Cooking
Discover these tasty vegetable dips - perfect for snacking!
I believe the best way to enjoy snack vegetables is with a homemade dip on the side. Here are the recipes for beetroot, hummus and roasted pepper dips, best served with snack vegetables such as carrot, celery, and cucumber cut into dipping sticks.
1. Beetroot dip
- 300g cooked chickpeas
- 250g beetroot
- 1 clove garlic
- 2 tsp cinnamon
- 2 tsp cumin seeds
- 2 tsp caraway seeds
- 3 tablespoons lemon juice
- salt and pepper
Clean and cut the beetroot into pieces and roast in the oven for 20 minutes at 180 degrees.

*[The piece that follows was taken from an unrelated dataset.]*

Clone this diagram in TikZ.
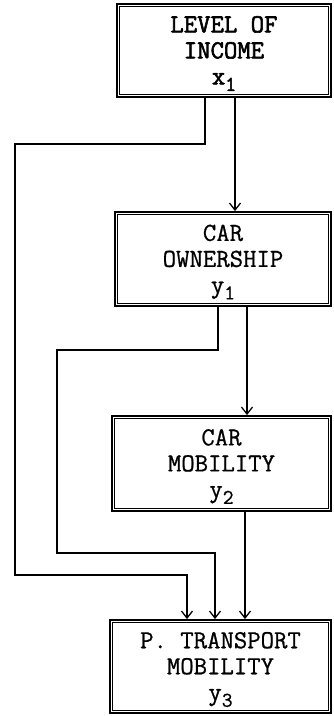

Set aside to cool. Meanwhile, gently fry the cinnamon, cumin and caraway seeds in a pan with some olive oil. Mix all ingredients together in a food processor and season with salt and pepper.
2. Homemade Hummus
- 400g cooked chickpeas
- 1-3 cloves garlic
- 3-4 tbsp lemon juice
- 1/2 tbsp paprika
- 1/2 tbsp cumin
- 3 tbsp tahini
- 3 tbsp olive oil
- salt and pepper
- fresh herbs e.g. parsley or coriander
Mix together all ingredients in a food processor until smooth. If the consistency is too thick, you can add some oil or dilute with a little water. Experiment with this mixture by adding more or less ingredients to suit your taste. Hummus most often includes chickpeas as a base ingredient, but you can substitute this with other ingredients such as beetroot or aubergine (eggplant) for a different flavour!
3. Roasted pepper (capsicum) dip
- 8 sweet peppers (capsicums)
- 1 red hot pepper (red chili)
- 150g mascarpone (Italian cheese)
- 3 tbsp chili sauce
- 1 tbsp ginger syrup
- parsley
- salt and pepper
Roast the whole red peppers in the oven for 20 minutes at 200 degrees, or until the skin begins to blacken. Peel the skin off the peppers and remove the seeds. Blend with the rest of the ingredients in a food processor until smooth. Add salt and pepper to taste.